No dia seguinte, 9, em Lisboa, o diário de David receberia este espantoso desabafo: “Lisboa, 3 horas da tarde, Pastelaria Herculano: Ontem, enterro do Sebastião. Estava um dia lindíssimo: atravessei o rio e fui, de camioneta, até Azeitão; apeei-me precisamente no local onde, há cinco anos e meio, ele me esperara, quando da primeira vez que fui à Arrábida. Desta vez, porém, não subimos a serra. Acompanhei-o ao pequeno cemitério da vila, onde agora repousa no ‘campo aberto’ que ele próprio previra. Era o melhor de todos nós, o Sebastião: o menos literato de todos nós.”
A partir dali, o tempo não foi longo para que as homenagens surgissem. Ainda em 1952, a revista literária “Sísifo”, de Coimbra, no seu quarto número, abria com a morte do poeta – “Quando este 4º fascículo já estava em andamento, integrando no seu sumário o poema inédito ‘Anunciação’, recebemos, pela notícia singela de um jornal da tarde, o golpe duro da morte de um querido amigo – Sebastião da Gama.”

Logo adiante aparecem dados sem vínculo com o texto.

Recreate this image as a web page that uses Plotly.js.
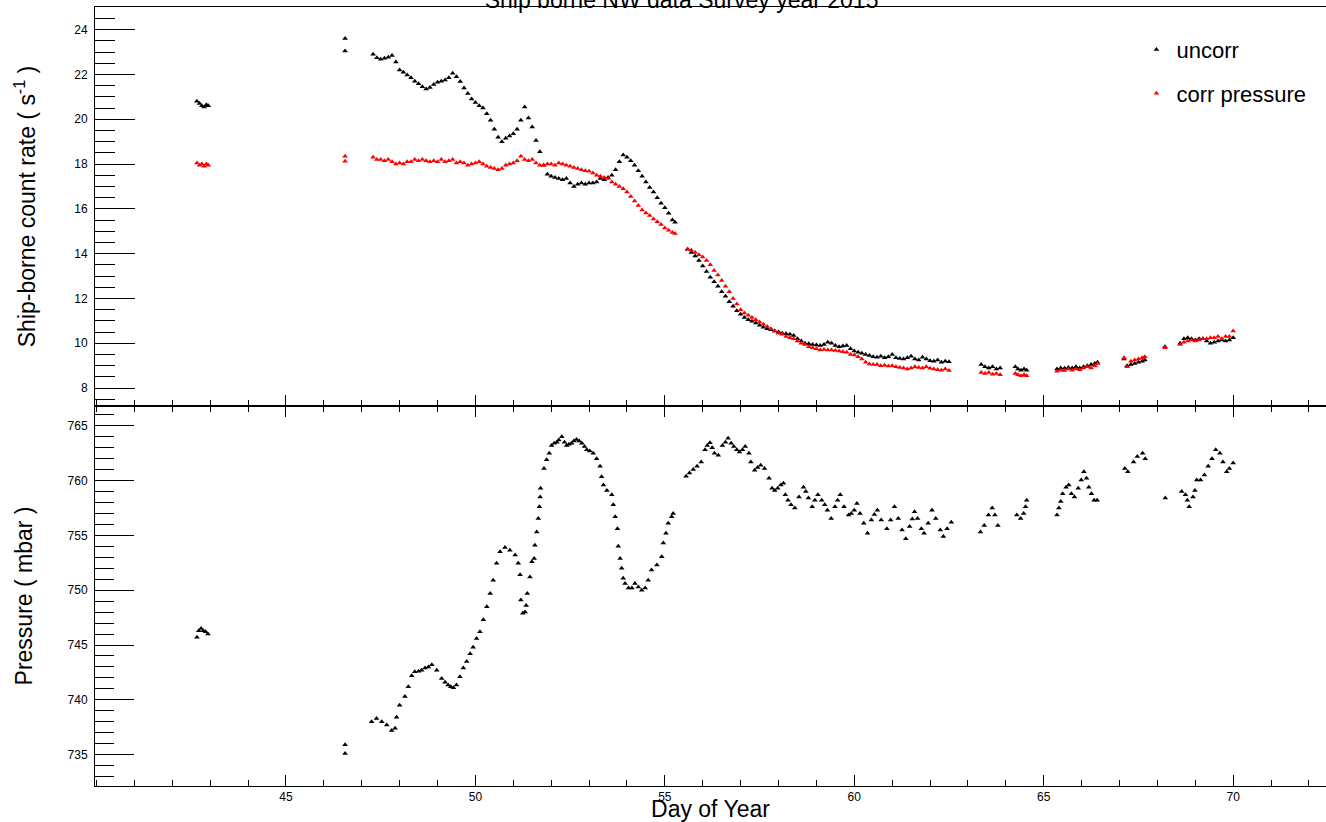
<!DOCTYPE html>
<html>
<head>
<meta charset="utf-8">
<script src="https://cdn.plot.ly/plotly-3.0.1.min.js"></script>
<style>html,body{margin:0;padding:0;background:#fff;}#chart{width:1326px;height:822px;}</style>
</head>
<body>
<div id="chart"></div>
<script>
// ---- Data ----
const chartTitle = "Ship borne NW data Survey year 2015";
const seriesNames = ["uncorr", "corr pressure"];

// Day of year for the count-rate samples (shared by both rate series)
const rateDay = [
  42.65,42.72,42.78,42.84,42.9,42.95,
  46.56,46.56,
  47.3,47.4,47.5,47.6,47.7,47.8,47.9,48.0,48.1,48.2,
  48.3,48.4,48.5,48.6,48.7,48.8,48.9,49.0,49.1,49.2,
  49.3,49.4,49.5,49.6,49.7,49.8,49.9,50.0,50.1,50.2,
  50.3,50.4,50.5,50.6,50.7,50.8,50.9,51.0,51.1,51.2,
  51.3,51.4,51.5,51.6,51.7,51.8,51.9,52.0,52.1,52.2,
  52.3,52.4,52.5,52.6,52.7,52.8,52.9,53.0,53.1,53.2,
  53.3,53.4,53.5,53.6,53.7,53.8,53.9,54.0,54.1,54.2,
  54.3,54.4,54.5,54.6,54.7,54.8,54.9,55.0,55.1,55.2,
  55.27,
  55.6,55.7,55.8,55.9,56.0,56.1,56.2,56.3,56.4,56.5,
  56.6,56.7,56.8,56.9,57.0,57.1,57.2,57.3,57.4,57.5,
  57.6,57.7,57.8,57.9,58.0,58.1,58.2,58.3,58.4,58.5,
  58.6,58.7,58.8,58.9,59.0,59.1,59.2,59.3,59.4,59.5,
  59.6,59.7,59.8,59.9,60.0,60.1,60.2,60.3,60.4,60.5,
  60.6,60.7,60.8,60.9,61.0,61.1,61.2,61.3,61.4,61.5,
  61.6,61.7,61.8,61.9,62.0,62.1,62.2,62.3,62.4,62.5,
  63.35,63.45,63.55,63.65,63.75,63.85,
  64.25,64.32,64.4,64.48,64.55,
  65.35,65.45,65.55,65.65,65.75,65.85,65.95,66.05,66.15,66.25,66.35,66.42,
  67.12,67.2,67.3,67.4,67.5,67.6,67.67,
  68.2,
  68.6,68.7,68.8,68.9,69.0,69.1,69.2,69.3,69.4,69.5,69.6,69.7,69.8,69.9,70.0
];

// Ship-borne count rate, uncorrected (s^-1)
const rateUncorr = [
  20.8,20.7,20.6,20.55,20.65,20.6,
  23.6,23.05,
  22.9,22.75,22.68,22.72,22.77,22.85,22.55,22.2,22.1,21.98,
  21.85,21.7,21.58,21.45,21.35,21.42,21.55,21.65,21.7,21.75,
  21.85,22.05,21.9,21.68,21.4,21.15,20.9,20.75,20.6,20.5,
  20.25,19.95,19.55,19.2,19.0,19.15,19.25,19.35,19.55,19.95,
  20.55,20.05,19.65,19.05,18.55,17.95,17.55,17.45,17.4,17.35,
  17.3,17.35,17.15,17.0,17.1,17.15,17.1,17.15,17.15,17.2,
  17.35,17.3,17.4,17.5,17.75,18.1,18.4,18.3,18.15,17.95,
  17.7,17.45,17.2,16.95,16.75,16.5,16.25,16.05,15.8,15.5,
  15.4,
  14.2,14.05,13.9,13.7,13.45,13.2,12.95,12.75,12.55,12.3,
  12.1,11.85,11.65,11.45,11.3,11.15,11.05,10.98,10.9,10.8,
  10.72,10.65,10.6,10.55,10.5,10.45,10.42,10.4,10.35,10.2,
  10.1,10.0,9.98,9.95,9.92,9.9,9.95,10.05,10.0,9.9,
  9.85,9.88,9.9,9.75,9.65,9.6,9.55,9.5,9.45,9.4,
  9.38,9.42,9.35,9.4,9.5,9.35,9.32,9.3,9.35,9.42,
  9.3,9.25,9.38,9.3,9.22,9.2,9.25,9.15,9.2,9.18,
  9.05,8.95,8.9,8.95,8.85,8.9,
  8.95,8.85,8.8,8.85,8.8,
  8.85,8.9,8.88,8.92,8.9,8.95,8.9,8.95,9.0,9.05,9.1,9.15,
  9.3,9.0,9.05,9.1,9.15,9.2,9.25,
  9.85,
  10.0,10.2,10.25,10.2,10.15,10.2,10.2,10.1,10.0,10.05,10.1,10.15,10.1,10.15,10.25
];

// Ship-borne count rate, pressure corrected (s^-1)
const rateCorr = [
  18.05,17.95,18.0,17.9,18.0,17.95,
  18.35,18.12,
  18.3,18.2,18.2,18.15,18.2,18.1,18.0,18.05,18.0,18.1,
  18.1,18.2,18.15,18.2,18.15,18.1,18.15,18.1,18.2,18.1,
  18.15,18.2,18.05,18.1,18.05,17.95,18.0,18.05,18.1,18.0,
  17.9,17.85,17.8,17.75,17.8,17.95,18.0,18.05,18.15,18.35,
  18.2,18.15,18.2,18.05,17.95,17.95,18.0,18.0,17.95,18.05,
  18.0,17.95,17.9,17.85,17.8,17.75,17.7,17.68,17.6,17.5,
  17.45,17.4,17.35,17.2,17.1,17.0,16.9,16.75,16.55,16.35,
  16.15,15.95,15.82,15.7,15.55,15.42,15.3,15.15,15.05,14.95,
  14.9,
  14.2,14.15,14.05,13.95,13.85,13.7,13.5,13.25,13.05,12.8,
  12.55,12.3,12.0,11.75,11.5,11.35,11.25,11.15,11.05,10.95,
  10.85,10.75,10.65,10.55,10.45,10.4,10.3,10.25,10.2,10.1,
  10.0,9.95,9.85,9.8,9.75,9.7,9.72,9.7,9.7,9.68,
  9.65,9.62,9.6,9.5,9.48,9.4,9.3,9.15,9.08,9.05,
  9.05,9.0,9.02,8.98,9.0,8.95,8.92,8.9,8.85,8.9,
  8.95,8.92,8.9,8.95,8.88,8.85,8.82,8.8,8.85,8.78,
  8.7,8.65,8.7,8.62,8.65,8.6,
  8.65,8.6,8.55,8.6,8.55,
  8.75,8.8,8.78,8.85,8.8,8.85,8.82,8.9,8.95,8.9,9.0,9.1,
  9.35,8.95,9.2,9.25,9.3,9.35,9.4,
  9.8,
  9.95,10.05,10.1,10.15,10.1,10.15,10.2,10.2,10.25,10.25,10.3,10.2,10.3,10.3,10.55
];

// Pressure samples
const pressDay = [
  42.65,42.7,42.76,42.82,42.88,42.94,
  46.56,46.56,
  47.26,47.39,47.53,47.66,47.79,47.88,47.92,48.0,48.14,48.23,48.32,48.4,48.5,48.58,48.67,48.76,48.85,48.98,
  49.11,49.2,49.28,49.35,49.42,49.5,49.59,49.68,49.77,49.86,49.94,50.03,50.12,50.21,50.3,50.39,50.47,50.56,50.65,50.78,50.91,
  51.05,51.13,51.18,51.2,51.25,51.31,51.34,51.37,51.44,51.49,51.55,51.57,51.62,51.66,51.69,51.71,51.72,51.81,51.88,51.95,
  52.01,52.08,52.15,52.2,52.28,52.35,52.41,52.47,52.54,52.6,52.67,52.74,52.81,52.88,52.94,
  53.02,53.11,53.2,53.29,53.33,53.38,53.47,53.6,53.64,53.69,53.75,53.77,53.82,53.86,53.9,53.95,
  54.04,54.13,54.21,54.3,54.39,54.48,54.56,54.65,54.79,54.92,54.96,55.03,55.09,55.18,55.22,
  55.56,55.65,55.75,55.85,55.96,56.06,56.12,56.19,56.25,56.31,56.41,56.52,56.6,56.67,56.75,56.82,56.9,56.97,
  57.05,57.12,57.22,57.27,57.37,57.45,57.53,57.63,57.75,57.83,57.9,57.98,
  58.06,58.13,58.18,58.25,58.33,58.43,58.54,58.66,58.72,58.79,58.89,58.96,
  59.04,59.14,59.22,59.29,59.39,59.49,59.56,59.63,59.73,59.85,59.92,
  60.0,60.07,60.15,60.25,60.35,60.45,60.53,60.61,60.71,60.86,60.96,
  61.06,61.16,61.26,61.36,61.46,61.53,61.59,61.67,61.77,61.84,61.95,
  62.05,62.15,62.27,62.35,62.45,62.56,
  63.33,63.43,63.54,63.64,63.71,63.79,
  64.29,64.39,64.47,64.52,64.55,
  65.35,65.4,65.45,65.5,65.59,65.66,65.73,65.81,65.91,65.99,66.06,66.13,66.19,66.26,66.33,66.41,
  67.14,67.22,67.37,67.47,67.61,67.68,
  68.21,
  68.64,68.74,68.79,68.84,68.94,68.99,69.04,69.14,69.24,69.34,69.44,69.54,69.65,69.73,69.83,69.9,70.0
];
const pressVal = [
  745.7,746.3,746.5,746.3,746.2,746.0,
  735.9,735.1,
  738.0,738.3,738.0,737.7,737.2,737.4,738.4,739.5,740.3,741.2,742.2,742.55,742.6,742.7,742.9,743.0,743.2,742.7,
  741.95,741.6,741.35,741.2,741.1,741.35,742.1,742.9,743.5,744.2,744.8,745.6,746.2,747.3,748.5,749.7,750.9,752.45,753.5,753.9,753.65,
  753.2,752.45,751.4,749.1,747.9,748.0,748.6,749.7,751.2,752.6,752.9,754.1,755.3,756.55,757.6,758.5,759.3,761.1,761.9,762.5,
  763.2,763.4,763.5,763.7,764.0,763.5,763.2,763.3,763.4,763.6,763.75,763.6,763.4,763.1,762.8,
  762.7,762.5,762.0,761.3,760.35,759.6,759.1,758.7,757.8,756.7,755.6,754.0,752.9,752.0,751.1,750.6,
  750.2,750.2,750.6,750.3,750.0,750.2,750.9,751.85,752.3,753.05,754.3,755.2,756.1,756.7,757.0,
  760.4,760.7,761.0,761.3,761.7,762.8,763.2,763.45,763.0,762.5,762.3,763.2,763.5,763.85,763.4,763.1,762.8,762.6,
  762.8,763.1,762.5,761.7,760.95,761.2,761.4,761.1,760.2,759.3,759.1,759.3,
  759.6,759.75,758.7,758.2,757.8,757.5,758.5,759.4,759.0,758.4,757.6,758.2,
  758.7,758.2,757.8,757.3,756.55,757.6,758.2,758.7,757.6,756.85,757.0,
  757.3,757.9,757.0,756.1,755.2,756.4,756.9,757.3,756.4,755.6,756.4,
  757.6,756.55,755.5,754.7,755.8,756.5,757.15,756.55,755.6,755.2,756.1,
  757.3,756.55,755.5,754.9,755.6,756.2,
  755.3,755.9,756.85,757.5,756.85,755.9,
  756.85,756.55,757.0,757.6,758.2,
  756.85,757.5,758.1,758.8,759.4,759.6,758.8,758.5,759.3,760.05,760.8,760.2,759.4,758.8,758.2,758.2,
  761.1,760.8,761.7,762.2,762.5,762.0,
  758.4,
  759.0,758.7,758.2,757.6,758.5,759.1,760.05,760.05,760.5,761.3,762.0,762.8,762.5,761.7,760.8,761.1,761.6
];

// Axis ranges / labels
const dayRange = [39.96, 72.45];
const dayTicks = [45, 50, 55, 60, 65, 70];
const rateRange = [7.2, 25.01];
const pressRange = [732.14, 766.8];
const xTitle = "Day of Year";
const yTitleRate = "Ship-borne count rate ( s<sup>-1</sup> )";
const yTitlePress = "Pressure ( mbar )";

// ---- Plot ----
const FONT = "Liberation Sans, Arial, Helvetica, sans-serif";
const mk = (c) => ({symbol: "triangle-up", size: 5, color: c, line: {width: 0}});

const traces = [
  {x: rateDay, y: rateUncorr, type: "scatter", mode: "markers", name: seriesNames[0],
   marker: mk("black"), xaxis: "x", yaxis: "y", legendgroup: "a"},
  {x: rateDay, y: rateCorr, type: "scatter", mode: "markers", name: seriesNames[1],
   marker: mk("#ff0000"), xaxis: "x", yaxis: "y", legendgroup: "b"},
  {x: pressDay, y: pressVal, type: "scatter", mode: "markers", name: "pressure",
   marker: mk("black"), xaxis: "x2", yaxis: "y2", showlegend: false}
];

const splitY = 380 / 779;
const tickFont = {family: FONT, size: 12, color: "black"};
const titleFont = {family: FONT, size: 23, color: "black"};

const commonX = {
  range: dayRange, showgrid: false, zeroline: false,
  showline: true, linecolor: "black", linewidth: 1,
  ticks: "inside", ticklen: 11, tickwidth: 1, tickcolor: "black",
  tickmode: "array", tickvals: dayTicks, ticktext: dayTicks.map(String),
  minor: {tickmode: "linear", tick0: 0, dtick: 1, ticks: "inside", ticklen: 6, tickwidth: 1, tickcolor: "black", showgrid: false},
  tickfont: tickFont, fixedrange: true
};
const commonY = {
  showgrid: false, zeroline: false,
  showline: true, linecolor: "black", linewidth: 1,
  ticks: "inside", tickwidth: 1, tickcolor: "black",
  tickfont: tickFont, ticklabelstandoff: 4, fixedrange: true
};

const layout = {
  width: 1326, height: 822,
  margin: {l: 95, r: 0, t: 7, b: 36, pad: 0},
  paper_bgcolor: "white", plot_bgcolor: "white",
  font: {family: FONT, color: "black"},
  title: {text: chartTitle, font: titleFont, x: 0.514, xanchor: "center",
          yref: "container", y: 1, yanchor: "middle"},
  showlegend: true,
  legend: {x: 0.846, xanchor: "left", y: 0.972, yanchor: "top",
           font: {family: FONT, size: 22, color: "black"},
           bgcolor: "rgba(0,0,0,0)", borderwidth: 0,
           tracegroupgap: 12, traceorder: "grouped", itemsizing: "trace", itemwidth: 30},
  xaxis: Object.assign({}, commonX, {anchor: "y", showticklabels: false, mirror: true}),
  xaxis2: Object.assign({}, commonX, {anchor: "y2", matches: "x", mirror: "ticks",
          title: {text: xTitle, font: titleFont, standoff: 0}}),
  yaxis: Object.assign({}, commonY, {domain: [splitY, 1], range: rateRange,
          tick0: 0, dtick: 2, ticklen: 40,
          minor: {dtick: 0.5, ticks: "inside", ticklen: 20, tickwidth: 1, tickcolor: "black", showgrid: false},
          title: {text: yTitleRate, font: titleFont, standoff: 32}}),
  yaxis2: Object.assign({}, commonY, {domain: [0, splitY], range: pressRange,
          tick0: 0, dtick: 5, ticklen: 39,
          minor: {dtick: 1, ticks: "inside", ticklen: 19, tickwidth: 1, tickcolor: "black", showgrid: false},
          title: {text: yTitlePress, font: titleFont, standoff: 28}})
};

Plotly.newPlot("chart", traces, layout, {staticPlot: true, displayModeBar: false});
</script>
</body>
</html>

O segundo número da revista “Árvore” era dedicado “à memória de Sebastião da Gama, ao poeta e ao amigo que perdemos”, e publicava o seu poema inédito ‘Ressurreição’ e a homenagem escrita de Luiz Amaro de Oliveira, António Luís Moita, Albano Martins, José Terra e António Ramos Rosa, além de um retrato de Sebastião da autoria de Bonifácio Lázaro.
O número 16 da revista brasileira “Sul”, publicada em Florianópolis, continha o poema “Crepuscular”, uma carta de Sebastião sobre um livro de Salim Miguel (1924-2016), datada de 30 de Novembro anterior, e a notícia da morte do poeta.
O ano seguinte, 1953, teve, em 8 de Fevereiro, o descerramento da primeira lápide em homenagem ao autor de “Serra Mãe”: foi em Azeitão, na Rua José Augusto Coelho, na casa onde viveu até aos 14 anos, uma cerimónia a que acorreram muitos amigos, tendo depois havido uma conferência evocativa pelo testemunho de David Mourão-Ferreira.
Em pedra, ali ficaram gravados versos: “Faltava-lhe a morte para ser completo. / A taça estava cheia / Faltava-lhe a pétala da rosa / Para transbordar”. Em 15 de Junho, em Estremoz, foi o descerramento da segunda lápide evocativa, na casa onde viveu, no Largo do Espírito Santo, cerimónia com larga participação, em que interveio um dos seus professores e amigo, Hernâni Cidade.
A memória de Sebastião da Gama dava-lhe assim a possibilidade que a vida lhe não dera: a da sua presença pela palavra e pelo testemunho, que tem vivido ao longo destes 70 anos.